What Students Do
Students working with me are engaged in a variety of projects to combine knowledge about the physical environment and social, political, and economic conditions. This can include analysis of remote-sensing imagery from satellites, working with GIS databases, developing agent-based models, and conducting spatiotemporal statistical analysis.
Students write and publish papers, often as first-author, in scientific journals and present research results at national and international conferences.
Kelsea Best is researching connections between environmental change, livelihoods, and population movement in Bangladesh. Kelsea applies machine learning to survey data to identify patterns in the characteristics of people who relocate and will use those insights to develop agent-based models to simulate migration patterns.
Pam Hoover is studying the environmental impact of reading documents electronically versus printing them out.
David Knorr is investigating connections between gentrification and access to public transit in Nashville. David uses GIS and other tools to apply advanced spatio-temporal statistical methods to studying patterns in home sales and prices and ridership on public buses. He will use the results of this research to develop an agent-based model of the impact of gentrification on the ability to conduct the activities of daily living by people with low income and limited access to personal vehicles.
Chris Tasich is studying governance of vulnerable landscapes in Bangladesh. Chris has developed a model of sediment deposition in intertidal lands along the tidal channels in coastal Bangladesh. He is applying agent-based models of local decision-making to study how communities might make use of different approaches to managing vulnerable lands in the face of sea-level rise and other environmental change.
Recently Graduated Students
Emily K. Burchfield graduated with her Ph.D. in 2017. Her graduate studies focused on combining intensive computational methods of geospatial analysis with satellite remote-sensing imagery and on-the-ground research on farmers coping with water scarcity in Bangladesh. Emily made extensive use of Bayesian statistical methods to analyze her data and developed agent-based models of the economic and social impacts of farmers’ decision processes.

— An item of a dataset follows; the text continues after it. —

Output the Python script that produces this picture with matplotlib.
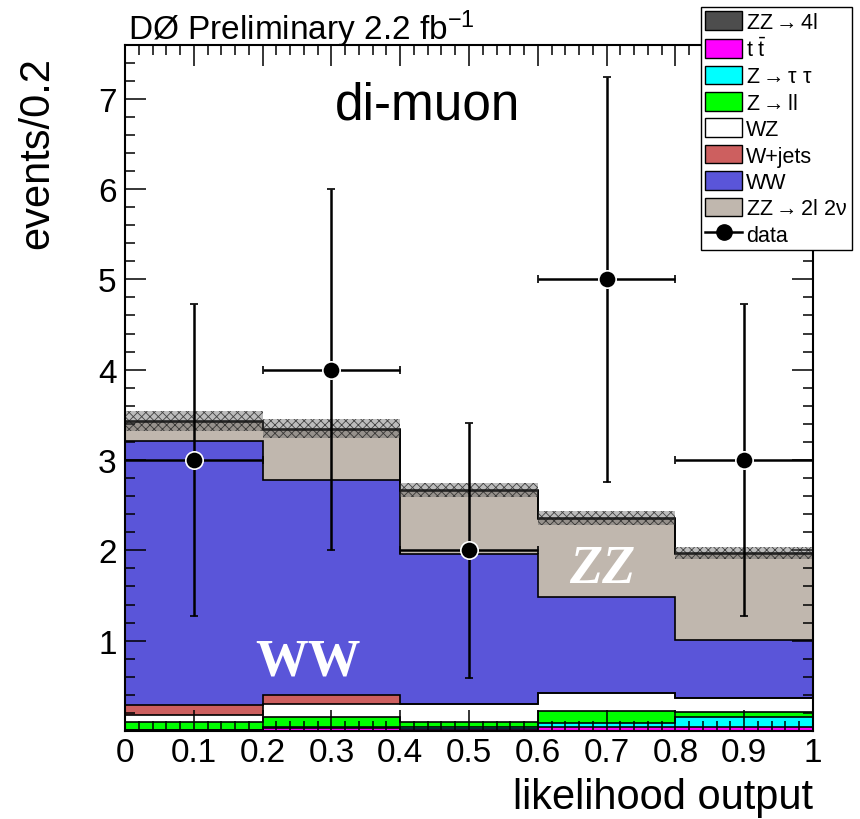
import numpy as np
import matplotlib
matplotlib.use("Agg")
import matplotlib.pyplot as plt
from matplotlib.patches import Patch
from matplotlib.lines import Line2D
from matplotlib.ticker import MultipleLocator

plt.rcParams['font.family'] = ['Liberation Sans', 'DejaVu Sans']
plt.rcParams['mathtext.fontset'] = 'custom'
plt.rcParams['mathtext.rm'] = 'Liberation Sans'
plt.rcParams['mathtext.it'] = 'Liberation Sans:italic'
plt.rcParams['hatch.linewidth'] = 0.6

# --- data ---
bin_edges = [0.0, 0.2, 0.4, 0.6, 0.8, 1.0]
bin_centers = [0.1, 0.3, 0.5, 0.7, 0.9]

# stack components, bottom to top
ttbar   = [0.010, 0.030, 0.025, 0.040, 0.040]
ztautau = [0.005, 0.015, 0.015, 0.050, 0.110]
zll     = [0.090, 0.105, 0.060, 0.130, 0.060]
wz      = [0.075, 0.150, 0.200, 0.200, 0.160]
wjets   = [0.105, 0.100, 0.000, 0.000, 0.000]
ww      = [2.925, 2.380, 1.660, 1.060, 0.640]
zz2l2nu = [0.210, 0.550, 0.700, 0.870, 0.950]
zz4l    = [0.010, 0.015, 0.010, 0.010, 0.010]

# total background uncertainty (half width of hatched band)
bkg_err = [0.110, 0.105, 0.080, 0.080, 0.065]

data_y   = [3, 4, 2, 5, 3]
data_err = [1.73, 2.00, 1.41, 2.24, 1.73]

x_ticks = [0, 0.1, 0.2, 0.3, 0.4, 0.5, 0.6, 0.7, 0.8, 0.9, 1]
x_tick_labels = ["0", "0.1", "0.2", "0.3", "0.4", "0.5", "0.6", "0.7", "0.8", "0.9", "1"]
y_ticks = [1, 2, 3, 4, 5, 6, 7]
y_tick_labels = ["1", "2", "3", "4", "5", "6", "7"]

components = [
    ("ttbar", ttbar, "#ff00ff"),
    ("ztautau", ztautau, "#00ffff"),
    ("zll", zll, "#00ff00"),
    ("wz", wz, "#ffffff"),
    ("wjets", wjets, "#cd5f5f"),
    ("ww", ww, "#5a55d9"),
    ("zz2l2nu", zz2l2nu, "#c0b7ae"),
    ("zz4l", zz4l, "#4d4d4d"),
]

fig = plt.figure(figsize=(8.6, 8.2), dpi=100)
ax = fig.add_axes([125/860, 1 - 732/820, 688/860, 686.5/820])

# ROOT-style stack: each histogram filled from 0 to its cumulative height,
# biggest drawn first so the smaller ones sit on top
cum = np.cumsum([np.array(c[1]) for c in components], axis=0)
for i in range(len(components) - 1, -1, -1):
    name, vals, col = components[i]
    ax.stairs(cum[i], bin_edges, baseline=0, fill=True, facecolor=col,
              edgecolor="none", zorder=1)
for i in range(len(components) - 1, -1, -1):
    ax.stairs(cum[i], bin_edges, baseline=None, color="black", lw=1.2, zorder=1.5)

# uncertainty band on the total
total = cum[-1]
err = np.array(bkg_err)
ax.stairs(total + err, bin_edges, baseline=total - err, fill=True,
          facecolor=(0.35, 0.35, 0.35, 0.4), edgecolor=(0.1, 0.1, 0.1, 0.75),
          hatch="xxxx", linewidth=0, zorder=2)

# data
ax.errorbar(bin_centers, data_y, yerr=data_err, xerr=0.1, fmt="o", color="black",
            ms=12.5, mec="white", mew=1.2, elinewidth=1.8, capsize=3, capthick=1.8,
            zorder=6)

ax.text(0.189, 0.62, "WW", color="white", fontsize=38, fontweight="bold",
        family="Liberation Serif", zorder=3)
ax.text(0.645, 1.65, "ZZ", color="white", fontsize=39, fontweight="bold",
        fontstyle="italic", family="Liberation Serif", zorder=3)
ax.text(0.305, 6.78, "di-muon", fontsize=37, zorder=3)

ax.set_xlim(0, 1)
ax.set_ylim(0, 7.6)
ax.set_xticks(x_ticks)
ax.set_xticklabels(x_tick_labels)
ax.set_yticks(y_ticks)
ax.set_yticklabels(y_tick_labels)
ax.xaxis.set_minor_locator(MultipleLocator(0.02))
ax.yaxis.set_minor_locator(MultipleLocator(0.2))
ax.tick_params(which="both", direction="in", top=True, right=True, width=1.1,
               labelsize=24)
ax.tick_params(which="major", length=15)
ax.tick_params(which="minor", length=7.5)
ax.tick_params(axis="x", pad=4)
ax.tick_params(axis="y", pad=6)
for s in ax.spines.values():
    s.set_linewidth(1.5)

fig.text(37/860, 1 - 57/820, "events/0.2", rotation=90, ha="center", va="top",
         fontsize=30)
fig.text(813/860, 1 - 778/820, "likelihood output", ha="right", va="top",
         fontsize=30)
fig.text(128/860, 1 - 40/820, r"DØ Preliminary 2.2 fb$^{-1}$", ha="left",
         va="baseline", fontsize=24)

handles = [
    Patch(facecolor="#4d4d4d", edgecolor="black", label=r"ZZ$\rightarrow$4l"),
    Patch(facecolor="#ff00ff", edgecolor="black", label=r"$\mathrm{t\ \bar{t}}$"),
    Patch(facecolor="#00ffff", edgecolor="black", label=r"Z$\rightarrow$τ τ"),
    Patch(facecolor="#00ff00", edgecolor="black", label=r"Z$\rightarrow$ll"),
    Patch(facecolor="#ffffff", edgecolor="black", label="WZ"),
    Patch(facecolor="#cd5f5f", edgecolor="black", label="W+jets"),
    Patch(facecolor="#5a55d9", edgecolor="black", label="WW"),
    Patch(facecolor="#c0b7ae", edgecolor="black", label=r"ZZ$\rightarrow$2l 2ν"),
    Line2D([0], [0], color="black", marker="o", ms=11, lw=1.8, label="data"),
]
leg = fig.legend(handles=handles, loc="upper right", bbox_to_anchor=(852/860, 1 - 8/820),
                 fontsize=15.5, frameon=True, fancybox=False, edgecolor="black",
                 framealpha=1, borderaxespad=0, borderpad=0.2, labelspacing=0.22,
                 handlelength=1.7, handleheight=0.95, handletextpad=0.2)
leg.get_frame().set_linewidth(1.0)
leg.set_zorder(10)

fig.savefig("out.png", dpi=100)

Emily is now an Assistant Professor at Utah State University’s Department of Environment and Society.
John J. Nay graduated with his Ph.D. in 2017. His graduate studies focused on computational decision science, combining machine learning, behavioral economics, and field work in Sri Lanka and Bangladesh. John applied machine learning tools and agent-based modeling to a wide variety of problems, from identifying the strategies real people use in playing games to analyzing law and policy.
While he was still a graduate student, John founded a company, Skopos Labs, which applies artificial intelligence to predicting which bills before the U.S. Congress.
John divides his time between being CEO of Skopos Labs and a postdoctoral fellowship in legal informatics at the New York University Law School.
Laura Benneyworth graduated with her Ph.D. in 2016. Her graduate studies focused on integrating detailed chemical analysis of water quality in Bangladesh with social-scientific research on people’s perceptions of water quality and the sources of water they use.
Laura discovered that rural households in Bangladesh often have great difficulty finding safe water to drink and often don’t even realize how poor the quality of their water is. These difficulties are far greater than one would guess from the official figures on water availablity.
After graduating, Laura has worked as a GIS analyst for the Tennessee Department of Transportation and as a GIS consultant.